Source code of charts:
----

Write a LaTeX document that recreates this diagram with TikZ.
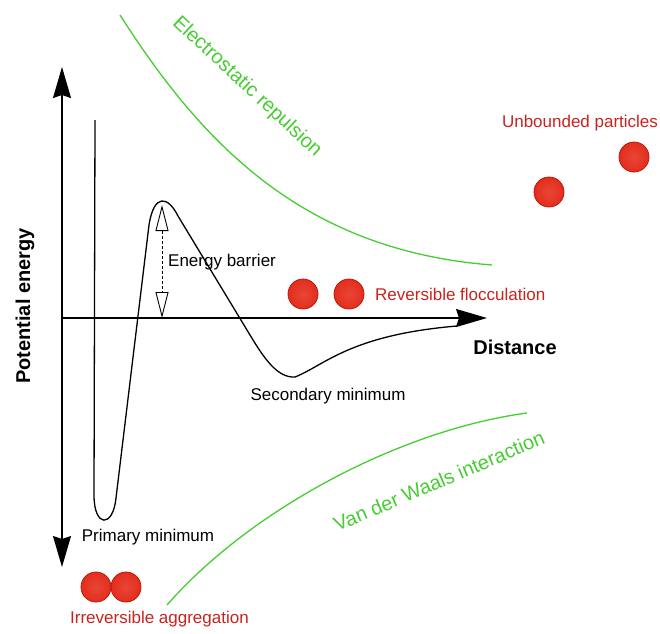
\documentclass[tikz,border=0pt]{standalone}
\usepackage{fontspec}
\setmainfont{Liberation Sans}
\usetikzlibrary{arrows.meta,positioning}
\definecolor{forcegreen}{RGB}{70,205,50}
\definecolor{labelred}{RGB}{200,35,30}
\definecolor{ballred}{RGB}{228,45,28}
\definecolor{ballrim}{RGB}{185,25,15}

\tikzset{
  lbl/.style={font=\fontsize{17}{20}\selectfont, inner sep=0pt},
  redlbl/.style={lbl, text=labelred},
  greenlbl/.style={font=\fontsize{20}{24}\selectfont, text=forcegreen, inner sep=0pt},
  axislbl/.style={font=\fontsize{20}{24}\selectfont\bfseries, inner sep=0pt},
  particle/.style={circle, minimum size=30pt, inner sep=0pt, draw=ballrim,
    line width=0.8pt, inner color=ballred!88!white, outer color=ballred},
  axisline/.style={line width=1.4pt},
  forcecurve/.style={forcegreen, line width=1.3pt},
  bigtip/.tip={Stealth[length=31pt,width=18pt,inset=3pt]},
  opentip/.tip={Triangle[open,length=26pt,width=13pt,line width=0.9pt]},
}

\begin{document}
\begin{tikzpicture}[x=1pt,y=-1pt]
\useasboundingbox (0,0) rectangle (660,633);

% Axes
\coordinate (origin) at (62,318);
\coordinate (ytop) at (62,67);
\coordinate (ybot) at (62,567);
\coordinate (xend) at (487,318);
\draw[axisline, bigtip-bigtip] (ybot) -- (ytop);
\draw[axisline, -bigtip] (origin) -- (xend);
\node[axislbl, rotate=90] (penergy) at (25,306) {Potential energy};
\node[axislbl] (dist) at (515,347) {Distance};

% Interaction curves
\draw[forcecurve] (120,15) .. controls (200,140) and (300,250) .. (492,265);
\node[greenlbl, rotate=-43] (elrep) at (247,87) {Electrostatic repulsion};
\draw[forcecurve] (167,605) .. controls (250,510) and (400,430) .. (527,413);
\node[greenlbl, rotate=23] (vdw) at (439,481) {Van der Waals interaction};

% Potential energy curve
\draw[line width=1.3pt] (95,120) -- (94,495)
  .. controls (94,528) and (113,528) .. (116,498) -- (149,225)
  .. controls (154,193) and (168,196) .. (178,216) -- (250,335)
  .. controls (265,360) and (278,378) .. (295,377)
  .. controls (325,365) and (350,335) .. (457,326);
\node[lbl] (primin) at (148,537) {Primary minimum};
\node[lbl] (secmin) at (328,396) {Secondary minimum};

% Energy barrier
\coordinate (bartop) at (162,205);
\coordinate (barbot) at (162,318);
\draw[densely dashed, line width=0.9pt, opentip-opentip] (bartop) -- (barbot);
\node[lbl, anchor=west] (barrier) at (168,262) {Energy barrier};

% Particles
\node[particle] (agg1) at (96,587) {};
\node[particle] (agg2) at (126,587) {};
\node[redlbl, anchor=west] (irrev) at (70,619) {Irreversible aggregation};
\node[particle] (floc1) at (303,294) {};
\node[particle] (floc2) at (349,294) {};
\node[redlbl, anchor=west] (rev) at (375,294) {Reversible flocculation};
\node[particle] (free1) at (549,192) {};
\node[particle] (free2) at (634,157) {};
\node[redlbl] (unb) at (580,123) {Unbounded particles};
\end{tikzpicture}
\end{document}
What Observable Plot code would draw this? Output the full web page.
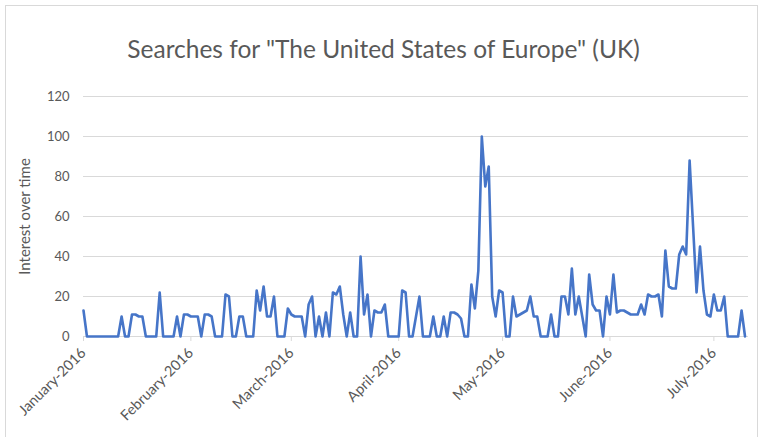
<!DOCTYPE html>
<html>
<head>
<meta charset="utf-8">
<script src="https://cdn.jsdelivr.net/npm/d3@7"></script>
<script src="https://cdn.jsdelivr.net/npm/@observablehq/plot@0.6"></script>
<style>
  html, body { margin: 0; padding: 0; background: #fff; }
  #wrap { position: relative; width: 767px; height: 437px; overflow: hidden; font-family: Lato, "Open Sans", sans-serif; }
  #frame { position: absolute; left: 5px; top: 5px; width: 753px; height: 460px; border: 1px solid #d9d9d9; box-sizing: border-box; }
  #title { position: absolute; left: 0; top: 37px; width: 767px; text-align: center; font-size: 24.5px; line-height: 1; color: #595959; white-space: nowrap; }
  #chart { position: absolute; left: 0; top: 0; }
</style>
</head>
<body>
<div id="wrap">
  <div id="frame"></div>
  <div id="chart"></div>
  <div id="title">Searches for "The United States of Europe" (UK)</div>
</div>
<script>
// Daily "interest over time" values, 2016, one array per month
const jan = [13,0,0,0,0,0,0,0,0,0,0,10,0,0,11,11,10,10,0,0,0,0,22,0,0,0,0,10,0,11,11];
const feb = [10,10,10,0,11,11,10,0,0,0,21,20,0,0,10,10,0,0,0,23,13,25,10,10,20,0,0,0,14];
const mar = [11,10,10,10,0,16,20,0,10,0,12,0,22,21,25,11,0,12,0,0,40,11,21,0,13,12,12,16,0,0,0];
const apr = [0,23,22,0,0,10,20,0,0,0,10,0,0,10,0,12,12,11,9,0,0,26,14,33,100,75,85,20,10,23];
const may = [22,0,0,20,10,11,12,13,20,10,10,0,0,0,11,0,0,20,20,11,34,11,20,10,0,31,16,13,13,0,20];
const jun = [11,31,12,13,13,12,11,11,11,16,11,21,20,20,21,10,43,25,24,24,41,45,41,88,55,22,45,23,11,10];
const jul = [21,13,13,20,0,0,0,0,13,0];

const monthNames = ["January","February","March","April","May","June","July"];
const yTicks = [0,20,40,60,80,100,120];
const year = 2016;

const monthly = [jan, feb, mar, apr, may, jun, jul];
const data = monthly.flatMap((vals, m) =>
  vals.map((v, d) => ({ date: new Date(Date.UTC(year, m, d + 1)), value: v })));
const monthStarts = monthNames.map((n, m) => new Date(Date.UTC(year, m, 1)));

const font = "Lato, 'Open Sans', sans-serif";
const chart = Plot.plot({
  width: 767,
  height: 437,
  marginLeft: 83,
  marginRight: 19,
  marginTop: 96,
  marginBottom: 101,
  style: { fontFamily: font, fontSize: "13px", color: "#595959", background: "transparent", overflow: "visible" },
  x: { type: "utc", domain: [new Date(Date.UTC(year, 0, 1)), new Date(Date.UTC(year, 6, 11))] },
  y: { domain: [0, 120] },
  marks: [
    Plot.gridY(yTicks, { stroke: "#d9d9d9", strokeOpacity: 1, strokeWidth: 1 }),
    Plot.axisY(yTicks, {
      tickSize: 0, tickPadding: 14, fontSize: 13,
      label: "Interest over time", labelAnchor: "center", labelArrow: "none", labelOffset: 64
    }),
    Plot.axisX(monthStarts, {
      tickFormat: d => monthNames[d.getUTCMonth()] + "-" + year,
      tickRotate: -45, tickSize: 5, tickPadding: 9, stroke: "#d9d9d9", fontSize: 14.5, label: null
    }),
    Plot.ruleY([0], { stroke: "#d9d9d9", strokeWidth: 1 }),
    Plot.lineY(data, { x: "date", y: "value", stroke: "#4675c8", strokeWidth: 2.6, strokeLinejoin: "round" })
  ]
});
// match the reference's larger axis title
chart.querySelectorAll("g[aria-label='y-axis label'] text").forEach(t => t.setAttribute("font-size", "15"));
document.getElementById("chart").appendChild(chart);
</script>
</body>
</html>
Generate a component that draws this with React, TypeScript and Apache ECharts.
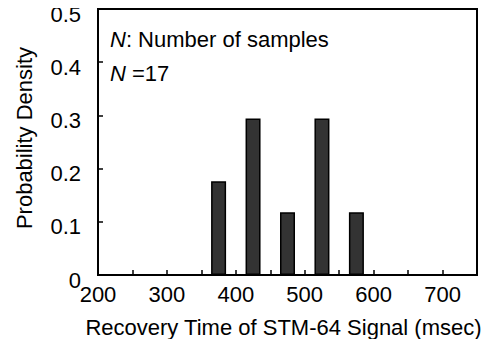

----

* **What the task asks**
Start at the first line of the records and write out everything up to and including the line containing "(dist) at (515,347)". No pictures.

* **Exercise output**
Write a LaTeX document that recreates this diagram with TikZ.
\documentclass[tikz,border=0pt]{standalone}
\usepackage{fontspec}
\setmainfont{Liberation Sans}
\usetikzlibrary{arrows.meta,positioning}
\definecolor{forcegreen}{RGB}{70,205,50}
\definecolor{labelred}{RGB}{200,35,30}
\definecolor{ballred}{RGB}{228,45,28}
\definecolor{ballrim}{RGB}{185,25,15}

\tikzset{
  lbl/.style={font=\fontsize{17}{20}\selectfont, inner sep=0pt},
  redlbl/.style={lbl, text=labelred},
  greenlbl/.style={font=\fontsize{20}{24}\selectfont, text=forcegreen, inner sep=0pt},
  axislbl/.style={font=\fontsize{20}{24}\selectfont\bfseries, inner sep=0pt},
  particle/.style={circle, minimum size=30pt, inner sep=0pt, draw=ballrim,
    line width=0.8pt, inner color=ballred!88!white, outer color=ballred},
  axisline/.style={line width=1.4pt},
  forcecurve/.style={forcegreen, line width=1.3pt},
  bigtip/.tip={Stealth[length=31pt,width=18pt,inset=3pt]},
  opentip/.tip={Triangle[open,length=26pt,width=13pt,line width=0.9pt]},
}

\begin{document}
\begin{tikzpicture}[x=1pt,y=-1pt]
\useasboundingbox (0,0) rectangle (660,633);

% Axes
\coordinate (origin) at (62,318);
\coordinate (ytop) at (62,67);
\coordinate (ybot) at (62,567);
\coordinate (xend) at (487,318);
\draw[axisline, bigtip-bigtip] (ybot) -- (ytop);
\draw[axisline, -bigtip] (origin) -- (xend);
\node[axislbl, rotate=90] (penergy) at (25,306) {Potential energy};
\node[axislbl] (dist) at (515,347) {Distance};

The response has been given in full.